Here is an example of the table format I'm trying to scrape:

<H3>Overall Counter Instance Statistics</H3>
<TABLE ID="table6" BORDER=1 CELLPADDING=2>
<TR><TH><B>Condition</B></TH><TH><B>\LogicalDisk(*)\Disk Transfers/sec</B></TH><TH><B>Min</B></TH><TH><B>Avg</B></TH><TH><B>Max</B></TH><TH><B>Hourly Trend</B></TH><TH><B>Std Deviation</B></TH><TH><B>10% of Outliers Removed</B></TH><TH><B>20% of Outliers Removed</B></TH><TH><B>30% of Outliers Removed</B></TH></TR>
<TR><TD>No Thresholds</TD><TD>MACHINENAME/C:</TD><TD>1</TD><TD>7</TD><TD>310</TD><TD>0</TD><TD>11</TD><TD>5</TD><TD>5</TD><TD>5</TD></TR>
<TR><TD>No Thresholds</TD><TD>MACHINENAME/D:</TD><TD>0</TD><TD>0</TD><TD>0</TD><TD>0</TD><TD>0</TD><TD>0</TD><TD>0</TD><TD>0</TD></TR>
<TR><TD>No Thresholds</TD><TD>MACHINENAME/E:</TD><TD>0</TD><TD>24</TD><TD>164</TD><TD>-1</TD><TD>11</TD><TD>22</TD><TD>21</TD><TD>20</TD></TR>
<TR><TD>No Thresholds</TD><TD>MACHINENAME/HarddiskVolume5</TD><TD>0</TD><TD>0</TD><TD>2</TD><TD>0</TD><TD>0</TD><TD>0</TD><TD>0</TD><TD>0</TD></TR>
<TR><TD>No Thresholds</TD><TD>MACHINENAME/L:</TD><TD>0</TD><TD>0</TD><TD>0</TD><TD>0</TD><TD>0</TD><TD>0</TD><TD>0</TD><TD>0</TD></TR>
<TR><TD>No Thresholds</TD><TD>MACHINENAME/T:</TD><TD>0</TD><TD>7</TD><TD>430</TD><TD>0</TD><TD>21</TD><TD>3</TD><TD>2</TD><TD>2</TD></TR>
</TABLE>

The Table ID is constant among all the output files, but the amount of table rows is not. Any help is appreciated!

Answer

Alexander Obersht picture Alexander Obersht · Sep 19, 2014

OK, this isn't thoroughly tested but works with your example table in PS 2.0 with IE11:

# Parsing HTML with IE.
$oIE = New-Object -ComObject InternetExplorer.Application
$oIE.Navigate("file.html")
$oHtmlDoc = $oIE.Document

# Getting table by ID.
$oTable = $oHtmlDoc.getElementByID("table6")

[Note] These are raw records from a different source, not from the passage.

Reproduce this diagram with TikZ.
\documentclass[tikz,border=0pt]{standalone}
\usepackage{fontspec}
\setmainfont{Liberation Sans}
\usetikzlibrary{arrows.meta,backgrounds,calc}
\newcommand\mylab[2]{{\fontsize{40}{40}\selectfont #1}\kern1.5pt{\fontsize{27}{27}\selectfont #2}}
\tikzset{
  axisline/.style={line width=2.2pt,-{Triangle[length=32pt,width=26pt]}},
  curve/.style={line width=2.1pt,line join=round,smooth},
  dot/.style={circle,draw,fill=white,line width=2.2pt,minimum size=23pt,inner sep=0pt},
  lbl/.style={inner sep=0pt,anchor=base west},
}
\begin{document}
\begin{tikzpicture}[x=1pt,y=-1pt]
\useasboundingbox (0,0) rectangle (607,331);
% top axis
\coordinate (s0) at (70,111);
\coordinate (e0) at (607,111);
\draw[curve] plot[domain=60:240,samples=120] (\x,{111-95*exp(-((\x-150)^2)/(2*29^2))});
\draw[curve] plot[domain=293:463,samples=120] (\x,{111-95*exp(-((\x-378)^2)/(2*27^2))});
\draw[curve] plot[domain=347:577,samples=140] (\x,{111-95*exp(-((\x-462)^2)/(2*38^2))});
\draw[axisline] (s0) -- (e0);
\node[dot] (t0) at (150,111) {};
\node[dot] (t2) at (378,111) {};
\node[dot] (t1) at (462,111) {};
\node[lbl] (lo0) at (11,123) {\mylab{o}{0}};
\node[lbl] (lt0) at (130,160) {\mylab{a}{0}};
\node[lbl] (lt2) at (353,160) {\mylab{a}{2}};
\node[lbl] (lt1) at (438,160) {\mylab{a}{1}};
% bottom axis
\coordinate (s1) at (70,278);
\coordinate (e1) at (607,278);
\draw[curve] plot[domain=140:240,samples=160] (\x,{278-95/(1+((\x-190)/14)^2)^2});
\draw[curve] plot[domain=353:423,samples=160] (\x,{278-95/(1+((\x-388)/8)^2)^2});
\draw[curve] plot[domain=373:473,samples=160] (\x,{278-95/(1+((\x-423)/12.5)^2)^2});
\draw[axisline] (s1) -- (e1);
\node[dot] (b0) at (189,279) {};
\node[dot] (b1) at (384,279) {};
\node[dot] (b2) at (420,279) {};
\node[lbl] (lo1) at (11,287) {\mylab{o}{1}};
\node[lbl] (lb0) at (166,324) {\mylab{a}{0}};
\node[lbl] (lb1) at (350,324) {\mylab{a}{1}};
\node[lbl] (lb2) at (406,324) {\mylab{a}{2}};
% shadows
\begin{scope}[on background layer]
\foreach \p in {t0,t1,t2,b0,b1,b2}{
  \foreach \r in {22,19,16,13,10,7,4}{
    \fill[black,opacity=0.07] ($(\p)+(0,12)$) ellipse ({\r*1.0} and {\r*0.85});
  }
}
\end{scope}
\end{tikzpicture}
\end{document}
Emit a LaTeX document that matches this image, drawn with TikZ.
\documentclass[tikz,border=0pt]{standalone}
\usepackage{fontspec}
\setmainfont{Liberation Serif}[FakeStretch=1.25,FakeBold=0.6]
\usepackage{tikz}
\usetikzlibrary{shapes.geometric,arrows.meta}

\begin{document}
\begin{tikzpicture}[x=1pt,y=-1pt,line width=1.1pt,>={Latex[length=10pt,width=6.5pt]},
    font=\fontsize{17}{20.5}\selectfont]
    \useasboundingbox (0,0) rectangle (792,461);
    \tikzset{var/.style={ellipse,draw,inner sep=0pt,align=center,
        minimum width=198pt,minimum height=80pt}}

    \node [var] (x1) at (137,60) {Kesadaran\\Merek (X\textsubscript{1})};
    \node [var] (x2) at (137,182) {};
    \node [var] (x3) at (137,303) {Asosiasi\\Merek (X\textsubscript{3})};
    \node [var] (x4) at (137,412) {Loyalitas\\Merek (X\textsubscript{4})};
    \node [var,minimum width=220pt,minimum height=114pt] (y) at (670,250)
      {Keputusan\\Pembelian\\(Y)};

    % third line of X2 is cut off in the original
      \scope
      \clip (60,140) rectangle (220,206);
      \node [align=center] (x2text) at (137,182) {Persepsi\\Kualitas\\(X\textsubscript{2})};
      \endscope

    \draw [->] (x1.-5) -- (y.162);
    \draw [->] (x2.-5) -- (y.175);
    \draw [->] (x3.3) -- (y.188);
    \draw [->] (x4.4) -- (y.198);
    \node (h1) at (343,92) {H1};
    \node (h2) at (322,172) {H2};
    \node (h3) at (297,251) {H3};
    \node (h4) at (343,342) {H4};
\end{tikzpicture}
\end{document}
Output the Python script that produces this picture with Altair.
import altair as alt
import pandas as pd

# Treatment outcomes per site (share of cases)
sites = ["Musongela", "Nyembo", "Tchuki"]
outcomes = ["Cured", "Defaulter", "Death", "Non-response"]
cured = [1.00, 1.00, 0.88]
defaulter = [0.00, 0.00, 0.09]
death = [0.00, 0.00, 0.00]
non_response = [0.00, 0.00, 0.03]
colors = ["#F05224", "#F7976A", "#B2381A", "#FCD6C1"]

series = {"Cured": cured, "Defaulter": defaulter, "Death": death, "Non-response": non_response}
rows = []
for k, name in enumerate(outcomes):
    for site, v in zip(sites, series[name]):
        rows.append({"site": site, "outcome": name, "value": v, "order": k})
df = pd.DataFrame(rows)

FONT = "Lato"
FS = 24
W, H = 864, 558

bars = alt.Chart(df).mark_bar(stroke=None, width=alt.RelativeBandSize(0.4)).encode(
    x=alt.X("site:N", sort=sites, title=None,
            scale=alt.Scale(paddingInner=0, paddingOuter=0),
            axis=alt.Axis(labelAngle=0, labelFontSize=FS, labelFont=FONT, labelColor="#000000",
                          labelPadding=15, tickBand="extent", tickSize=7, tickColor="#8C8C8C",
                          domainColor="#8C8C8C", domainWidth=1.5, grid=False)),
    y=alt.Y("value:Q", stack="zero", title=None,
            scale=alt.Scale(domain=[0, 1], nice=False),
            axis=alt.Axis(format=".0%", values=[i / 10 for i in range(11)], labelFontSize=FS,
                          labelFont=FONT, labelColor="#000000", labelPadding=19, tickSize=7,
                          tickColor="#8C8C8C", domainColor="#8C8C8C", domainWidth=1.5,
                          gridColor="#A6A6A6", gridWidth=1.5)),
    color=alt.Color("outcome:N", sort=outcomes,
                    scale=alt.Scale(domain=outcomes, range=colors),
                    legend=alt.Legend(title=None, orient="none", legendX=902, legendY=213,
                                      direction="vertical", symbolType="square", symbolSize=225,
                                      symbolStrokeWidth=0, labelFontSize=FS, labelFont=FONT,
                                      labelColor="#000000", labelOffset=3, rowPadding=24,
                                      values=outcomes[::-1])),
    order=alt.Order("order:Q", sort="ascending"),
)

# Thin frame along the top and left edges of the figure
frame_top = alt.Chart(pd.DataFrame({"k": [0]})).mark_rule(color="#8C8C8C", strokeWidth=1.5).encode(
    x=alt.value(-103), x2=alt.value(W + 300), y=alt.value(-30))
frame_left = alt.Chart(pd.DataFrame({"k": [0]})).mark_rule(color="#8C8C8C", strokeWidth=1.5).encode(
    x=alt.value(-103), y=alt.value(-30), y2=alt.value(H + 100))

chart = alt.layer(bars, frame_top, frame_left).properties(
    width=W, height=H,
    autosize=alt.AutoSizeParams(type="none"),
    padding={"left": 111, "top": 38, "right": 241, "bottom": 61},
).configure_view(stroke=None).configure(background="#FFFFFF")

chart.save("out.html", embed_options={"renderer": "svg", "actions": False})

# Extracting table rows as a collection.
$oTbody = $oTable.childNodes | Where-Object { $_.tagName -eq "tbody" }
$cTrs = $oTbody.childNodes | Where-Object { $_.tagName -eq "tr" }

# Creating a collection of table headers.
$cThs = $cTrs[0].childNodes | Where-Object { $_.tagName -eq "th" }
$cHeaders = @()
foreach ($oTh in $cThs) {
    $cHeaders += `
        ($oTh.childNodes | Where-Object { $_.tagName -eq "b" }).innerHTML
}

# Converting rows to a collection of PS objects exportable to CSV.
$cCsv = @()
foreach ($oTr in $cTrs) {
    $cTds = $oTr.childNodes | Where-Object { $_.tagName -eq "td" }
    # Skipping the first row (headers).
    if ([String]::IsNullOrEmpty($cTds)) { continue }
    $oRow = New-Object PSObject
    for ($i = 0; $i -lt $cHeaders.Count; $i++) {
        $oRow | Add-Member -MemberType NoteProperty -Name $cHeaders[$i] `
            -Value $cTds[$i].innerHTML
    }
    $cCsv += $oRow
}

# Closing IE.
$oIE.Quit()

# Exporting CSV.
$cCsv | Export-Csv -Path "file.csv" -NoTypeInformation

Honestly, I didn't aim for optimal code. It's just an example of how you could work with DOM objects in PS and convert them to PS objects.